Available data:
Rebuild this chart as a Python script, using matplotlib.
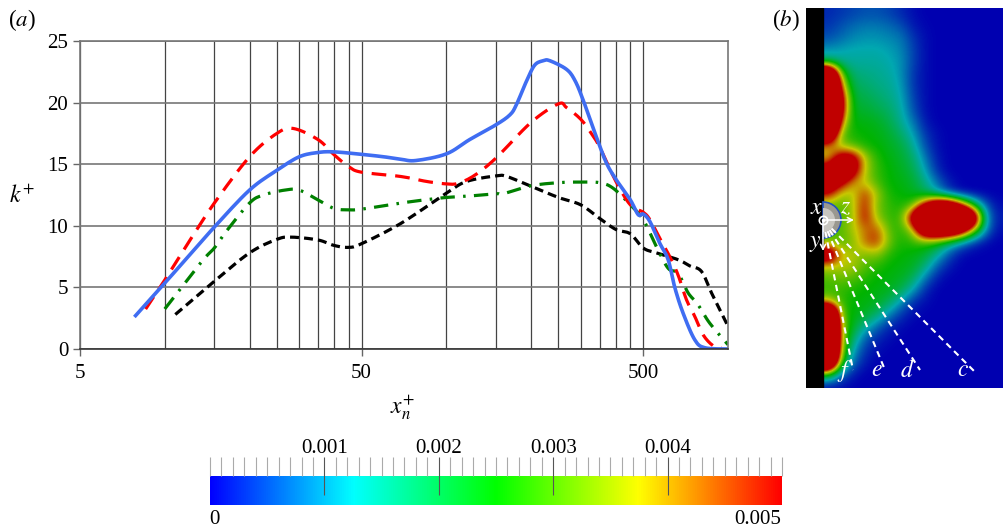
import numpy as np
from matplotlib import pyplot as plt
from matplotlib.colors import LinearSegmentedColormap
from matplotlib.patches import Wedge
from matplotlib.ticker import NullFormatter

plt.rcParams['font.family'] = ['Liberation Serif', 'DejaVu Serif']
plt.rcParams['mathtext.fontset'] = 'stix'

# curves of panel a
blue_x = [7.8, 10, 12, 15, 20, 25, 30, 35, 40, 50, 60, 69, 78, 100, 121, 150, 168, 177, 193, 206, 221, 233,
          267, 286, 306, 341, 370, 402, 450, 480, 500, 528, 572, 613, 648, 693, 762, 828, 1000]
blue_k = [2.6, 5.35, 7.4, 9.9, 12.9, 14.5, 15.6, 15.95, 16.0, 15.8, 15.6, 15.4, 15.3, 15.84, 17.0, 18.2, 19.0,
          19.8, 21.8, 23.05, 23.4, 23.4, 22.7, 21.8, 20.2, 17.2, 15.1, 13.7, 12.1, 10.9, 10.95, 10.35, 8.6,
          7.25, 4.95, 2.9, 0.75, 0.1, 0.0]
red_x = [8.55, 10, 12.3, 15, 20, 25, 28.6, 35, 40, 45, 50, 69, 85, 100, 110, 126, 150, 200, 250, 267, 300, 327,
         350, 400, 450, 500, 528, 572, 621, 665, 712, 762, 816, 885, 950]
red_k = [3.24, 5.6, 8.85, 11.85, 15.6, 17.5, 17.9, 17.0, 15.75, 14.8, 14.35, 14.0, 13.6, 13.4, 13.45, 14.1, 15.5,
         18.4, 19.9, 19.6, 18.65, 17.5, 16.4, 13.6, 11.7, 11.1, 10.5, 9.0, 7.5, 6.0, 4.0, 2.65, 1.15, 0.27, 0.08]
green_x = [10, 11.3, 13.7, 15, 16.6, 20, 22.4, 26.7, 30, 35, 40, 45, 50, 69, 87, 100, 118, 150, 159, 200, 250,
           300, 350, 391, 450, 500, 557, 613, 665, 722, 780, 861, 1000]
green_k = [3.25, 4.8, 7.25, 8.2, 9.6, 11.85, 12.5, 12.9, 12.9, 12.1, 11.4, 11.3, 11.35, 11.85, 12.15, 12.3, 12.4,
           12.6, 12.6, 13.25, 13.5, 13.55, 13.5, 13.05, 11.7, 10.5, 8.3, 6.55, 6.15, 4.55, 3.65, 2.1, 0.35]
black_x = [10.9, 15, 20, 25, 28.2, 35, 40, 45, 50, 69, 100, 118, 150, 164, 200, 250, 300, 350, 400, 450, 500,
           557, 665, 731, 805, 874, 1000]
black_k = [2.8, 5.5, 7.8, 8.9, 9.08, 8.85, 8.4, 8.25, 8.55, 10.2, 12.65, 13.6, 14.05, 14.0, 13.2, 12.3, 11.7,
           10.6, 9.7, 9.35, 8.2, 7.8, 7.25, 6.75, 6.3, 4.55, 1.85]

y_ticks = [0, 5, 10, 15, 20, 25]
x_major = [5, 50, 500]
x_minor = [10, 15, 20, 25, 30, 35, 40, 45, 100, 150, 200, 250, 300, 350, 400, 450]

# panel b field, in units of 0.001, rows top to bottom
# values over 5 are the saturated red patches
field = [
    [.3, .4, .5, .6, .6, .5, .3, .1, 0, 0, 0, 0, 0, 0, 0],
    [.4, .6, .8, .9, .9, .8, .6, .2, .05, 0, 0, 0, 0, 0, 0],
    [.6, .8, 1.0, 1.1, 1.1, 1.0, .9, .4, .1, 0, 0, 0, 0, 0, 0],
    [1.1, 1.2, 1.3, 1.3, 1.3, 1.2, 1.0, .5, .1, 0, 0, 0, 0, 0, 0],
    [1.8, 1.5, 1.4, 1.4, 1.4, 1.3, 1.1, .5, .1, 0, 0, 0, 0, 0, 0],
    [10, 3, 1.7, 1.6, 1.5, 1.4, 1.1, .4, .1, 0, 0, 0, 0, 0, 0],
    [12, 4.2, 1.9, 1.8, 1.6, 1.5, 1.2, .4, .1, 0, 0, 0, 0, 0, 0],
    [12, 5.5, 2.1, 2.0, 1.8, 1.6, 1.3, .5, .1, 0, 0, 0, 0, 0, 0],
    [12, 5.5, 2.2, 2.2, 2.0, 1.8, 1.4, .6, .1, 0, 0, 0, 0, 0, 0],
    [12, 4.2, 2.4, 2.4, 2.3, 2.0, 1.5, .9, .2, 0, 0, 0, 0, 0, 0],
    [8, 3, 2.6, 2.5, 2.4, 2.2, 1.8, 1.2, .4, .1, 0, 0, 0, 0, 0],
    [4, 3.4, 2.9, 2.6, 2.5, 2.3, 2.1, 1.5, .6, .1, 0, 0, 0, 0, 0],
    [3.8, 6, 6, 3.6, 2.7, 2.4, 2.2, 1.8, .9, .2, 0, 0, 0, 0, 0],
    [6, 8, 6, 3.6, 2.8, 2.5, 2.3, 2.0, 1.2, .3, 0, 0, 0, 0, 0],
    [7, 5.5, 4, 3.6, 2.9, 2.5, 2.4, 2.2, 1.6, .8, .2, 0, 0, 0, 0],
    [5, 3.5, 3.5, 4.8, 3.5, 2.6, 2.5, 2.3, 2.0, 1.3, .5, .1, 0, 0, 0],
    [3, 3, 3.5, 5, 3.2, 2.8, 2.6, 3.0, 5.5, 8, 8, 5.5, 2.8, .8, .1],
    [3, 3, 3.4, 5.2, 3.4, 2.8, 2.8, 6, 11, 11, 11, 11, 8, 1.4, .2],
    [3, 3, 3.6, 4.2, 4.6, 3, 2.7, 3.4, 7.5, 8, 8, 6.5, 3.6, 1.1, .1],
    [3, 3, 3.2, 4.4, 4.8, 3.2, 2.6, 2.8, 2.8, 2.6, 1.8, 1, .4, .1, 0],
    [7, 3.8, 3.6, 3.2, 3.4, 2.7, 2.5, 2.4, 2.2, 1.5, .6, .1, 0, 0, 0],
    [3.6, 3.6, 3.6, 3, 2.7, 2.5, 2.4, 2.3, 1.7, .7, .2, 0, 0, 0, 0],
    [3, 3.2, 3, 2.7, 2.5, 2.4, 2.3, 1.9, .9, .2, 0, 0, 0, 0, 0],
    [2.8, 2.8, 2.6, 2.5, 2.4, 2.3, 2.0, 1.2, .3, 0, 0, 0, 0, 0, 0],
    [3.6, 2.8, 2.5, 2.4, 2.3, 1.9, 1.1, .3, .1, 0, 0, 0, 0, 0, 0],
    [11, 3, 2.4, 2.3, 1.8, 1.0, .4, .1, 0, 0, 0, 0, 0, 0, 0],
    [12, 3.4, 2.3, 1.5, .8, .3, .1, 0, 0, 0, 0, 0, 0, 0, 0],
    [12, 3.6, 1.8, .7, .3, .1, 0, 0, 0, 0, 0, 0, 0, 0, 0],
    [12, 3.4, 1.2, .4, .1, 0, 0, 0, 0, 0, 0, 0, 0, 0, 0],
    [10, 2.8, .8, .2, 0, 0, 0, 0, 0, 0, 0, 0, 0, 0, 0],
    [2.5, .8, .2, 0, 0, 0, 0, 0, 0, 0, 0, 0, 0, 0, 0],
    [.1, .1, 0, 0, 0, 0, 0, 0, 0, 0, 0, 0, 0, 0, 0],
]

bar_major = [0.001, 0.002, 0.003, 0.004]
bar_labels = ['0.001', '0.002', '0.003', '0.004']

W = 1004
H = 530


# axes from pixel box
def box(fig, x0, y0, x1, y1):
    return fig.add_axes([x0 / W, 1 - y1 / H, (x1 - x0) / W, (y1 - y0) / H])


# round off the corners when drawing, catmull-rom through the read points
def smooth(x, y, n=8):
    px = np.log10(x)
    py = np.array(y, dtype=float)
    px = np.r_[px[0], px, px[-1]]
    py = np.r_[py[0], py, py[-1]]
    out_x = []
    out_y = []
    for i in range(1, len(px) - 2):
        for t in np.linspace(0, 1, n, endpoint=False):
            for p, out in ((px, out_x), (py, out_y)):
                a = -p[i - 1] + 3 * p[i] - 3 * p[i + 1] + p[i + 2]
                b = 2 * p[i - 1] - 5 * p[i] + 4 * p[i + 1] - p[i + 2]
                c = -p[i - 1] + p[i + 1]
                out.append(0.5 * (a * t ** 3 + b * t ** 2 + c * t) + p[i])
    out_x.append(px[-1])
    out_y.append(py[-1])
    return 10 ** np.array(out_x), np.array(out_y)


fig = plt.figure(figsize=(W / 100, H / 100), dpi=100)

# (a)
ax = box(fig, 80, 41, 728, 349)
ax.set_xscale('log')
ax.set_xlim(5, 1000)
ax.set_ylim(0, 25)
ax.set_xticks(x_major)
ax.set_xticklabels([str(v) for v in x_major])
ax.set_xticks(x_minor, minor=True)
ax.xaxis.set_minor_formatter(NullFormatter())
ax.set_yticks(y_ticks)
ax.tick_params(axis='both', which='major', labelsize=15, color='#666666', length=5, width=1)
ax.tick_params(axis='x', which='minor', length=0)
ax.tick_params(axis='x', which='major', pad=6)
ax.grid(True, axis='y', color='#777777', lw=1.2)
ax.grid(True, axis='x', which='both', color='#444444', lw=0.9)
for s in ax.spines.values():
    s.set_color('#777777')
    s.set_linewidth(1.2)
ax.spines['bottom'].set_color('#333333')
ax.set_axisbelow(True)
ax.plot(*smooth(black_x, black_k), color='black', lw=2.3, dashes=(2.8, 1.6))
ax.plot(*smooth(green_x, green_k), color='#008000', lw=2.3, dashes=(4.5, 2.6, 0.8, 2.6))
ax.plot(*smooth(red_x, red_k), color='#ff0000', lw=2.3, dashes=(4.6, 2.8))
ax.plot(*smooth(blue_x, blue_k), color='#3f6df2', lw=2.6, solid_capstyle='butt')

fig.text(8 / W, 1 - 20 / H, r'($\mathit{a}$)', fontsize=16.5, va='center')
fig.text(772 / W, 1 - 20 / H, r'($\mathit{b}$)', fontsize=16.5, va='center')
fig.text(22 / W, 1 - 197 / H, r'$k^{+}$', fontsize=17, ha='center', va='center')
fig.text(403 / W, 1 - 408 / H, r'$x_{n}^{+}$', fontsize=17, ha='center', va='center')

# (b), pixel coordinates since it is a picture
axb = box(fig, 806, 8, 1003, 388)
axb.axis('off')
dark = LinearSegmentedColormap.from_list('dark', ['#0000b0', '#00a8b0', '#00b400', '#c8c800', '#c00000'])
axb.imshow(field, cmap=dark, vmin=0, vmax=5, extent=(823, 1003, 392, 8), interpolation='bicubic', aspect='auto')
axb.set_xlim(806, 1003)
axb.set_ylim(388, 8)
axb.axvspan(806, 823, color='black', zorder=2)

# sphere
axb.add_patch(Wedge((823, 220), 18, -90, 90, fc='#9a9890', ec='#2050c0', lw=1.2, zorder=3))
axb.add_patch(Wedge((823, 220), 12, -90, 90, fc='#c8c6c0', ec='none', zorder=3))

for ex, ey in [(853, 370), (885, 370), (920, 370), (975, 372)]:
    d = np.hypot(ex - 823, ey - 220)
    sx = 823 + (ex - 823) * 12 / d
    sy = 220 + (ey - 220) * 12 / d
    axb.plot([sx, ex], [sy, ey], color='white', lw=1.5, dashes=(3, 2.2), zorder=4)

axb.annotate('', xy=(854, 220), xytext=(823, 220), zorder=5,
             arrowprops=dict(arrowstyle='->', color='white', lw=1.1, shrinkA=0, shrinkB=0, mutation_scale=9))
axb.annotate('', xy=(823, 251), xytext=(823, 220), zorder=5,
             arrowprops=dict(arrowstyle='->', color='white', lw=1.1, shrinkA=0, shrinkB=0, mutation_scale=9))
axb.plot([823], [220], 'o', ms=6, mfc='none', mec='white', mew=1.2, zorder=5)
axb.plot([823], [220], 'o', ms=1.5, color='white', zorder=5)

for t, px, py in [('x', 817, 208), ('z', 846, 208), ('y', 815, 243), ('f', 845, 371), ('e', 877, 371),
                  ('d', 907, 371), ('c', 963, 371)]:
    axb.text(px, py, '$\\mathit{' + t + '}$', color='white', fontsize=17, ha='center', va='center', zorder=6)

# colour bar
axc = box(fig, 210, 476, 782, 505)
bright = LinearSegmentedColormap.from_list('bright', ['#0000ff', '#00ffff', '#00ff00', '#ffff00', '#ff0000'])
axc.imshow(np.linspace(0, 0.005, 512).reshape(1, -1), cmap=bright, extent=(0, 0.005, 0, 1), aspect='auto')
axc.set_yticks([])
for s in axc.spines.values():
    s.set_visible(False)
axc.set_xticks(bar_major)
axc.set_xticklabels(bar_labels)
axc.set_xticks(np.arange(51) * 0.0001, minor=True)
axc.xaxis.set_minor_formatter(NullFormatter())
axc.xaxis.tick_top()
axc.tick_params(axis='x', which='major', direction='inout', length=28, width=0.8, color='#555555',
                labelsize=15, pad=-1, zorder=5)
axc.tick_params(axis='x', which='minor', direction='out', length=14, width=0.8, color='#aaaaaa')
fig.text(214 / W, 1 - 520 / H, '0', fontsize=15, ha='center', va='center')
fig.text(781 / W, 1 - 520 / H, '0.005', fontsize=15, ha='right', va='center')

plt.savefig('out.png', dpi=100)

Exercise: Return only the lines running from the top of the data to the line that holds "350, 400, 450]". Include both of those lines, but skip the pictures.

Full solution:
Rebuild this chart as a Python script, using matplotlib.
import numpy as np
from matplotlib import pyplot as plt
from matplotlib.colors import LinearSegmentedColormap
from matplotlib.patches import Wedge
from matplotlib.ticker import NullFormatter

plt.rcParams['font.family'] = ['Liberation Serif', 'DejaVu Serif']
plt.rcParams['mathtext.fontset'] = 'stix'

# curves of panel a
blue_x = [7.8, 10, 12, 15, 20, 25, 30, 35, 40, 50, 60, 69, 78, 100, 121, 150, 168, 177, 193, 206, 221, 233,
          267, 286, 306, 341, 370, 402, 450, 480, 500, 528, 572, 613, 648, 693, 762, 828, 1000]
blue_k = [2.6, 5.35, 7.4, 9.9, 12.9, 14.5, 15.6, 15.95, 16.0, 15.8, 15.6, 15.4, 15.3, 15.84, 17.0, 18.2, 19.0,
          19.8, 21.8, 23.05, 23.4, 23.4, 22.7, 21.8, 20.2, 17.2, 15.1, 13.7, 12.1, 10.9, 10.95, 10.35, 8.6,
          7.25, 4.95, 2.9, 0.75, 0.1, 0.0]
red_x = [8.55, 10, 12.3, 15, 20, 25, 28.6, 35, 40, 45, 50, 69, 85, 100, 110, 126, 150, 200, 250, 267, 300, 327,
         350, 400, 450, 500, 528, 572, 621, 665, 712, 762, 816, 885, 950]
red_k = [3.24, 5.6, 8.85, 11.85, 15.6, 17.5, 17.9, 17.0, 15.75, 14.8, 14.35, 14.0, 13.6, 13.4, 13.45, 14.1, 15.5,
         18.4, 19.9, 19.6, 18.65, 17.5, 16.4, 13.6, 11.7, 11.1, 10.5, 9.0, 7.5, 6.0, 4.0, 2.65, 1.15, 0.27, 0.08]
green_x = [10, 11.3, 13.7, 15, 16.6, 20, 22.4, 26.7, 30, 35, 40, 45, 50, 69, 87, 100, 118, 150, 159, 200, 250,
           300, 350, 391, 450, 500, 557, 613, 665, 722, 780, 861, 1000]
green_k = [3.25, 4.8, 7.25, 8.2, 9.6, 11.85, 12.5, 12.9, 12.9, 12.1, 11.4, 11.3, 11.35, 11.85, 12.15, 12.3, 12.4,
           12.6, 12.6, 13.25, 13.5, 13.55, 13.5, 13.05, 11.7, 10.5, 8.3, 6.55, 6.15, 4.55, 3.65, 2.1, 0.35]
black_x = [10.9, 15, 20, 25, 28.2, 35, 40, 45, 50, 69, 100, 118, 150, 164, 200, 250, 300, 350, 400, 450, 500,
           557, 665, 731, 805, 874, 1000]
black_k = [2.8, 5.5, 7.8, 8.9, 9.08, 8.85, 8.4, 8.25, 8.55, 10.2, 12.65, 13.6, 14.05, 14.0, 13.2, 12.3, 11.7,
           10.6, 9.7, 9.35, 8.2, 7.8, 7.25, 6.75, 6.3, 4.55, 1.85]

y_ticks = [0, 5, 10, 15, 20, 25]
x_major = [5, 50, 500]
x_minor = [10, 15, 20, 25, 30, 35, 40, 45, 100, 150, 200, 250, 300, 350, 400, 450]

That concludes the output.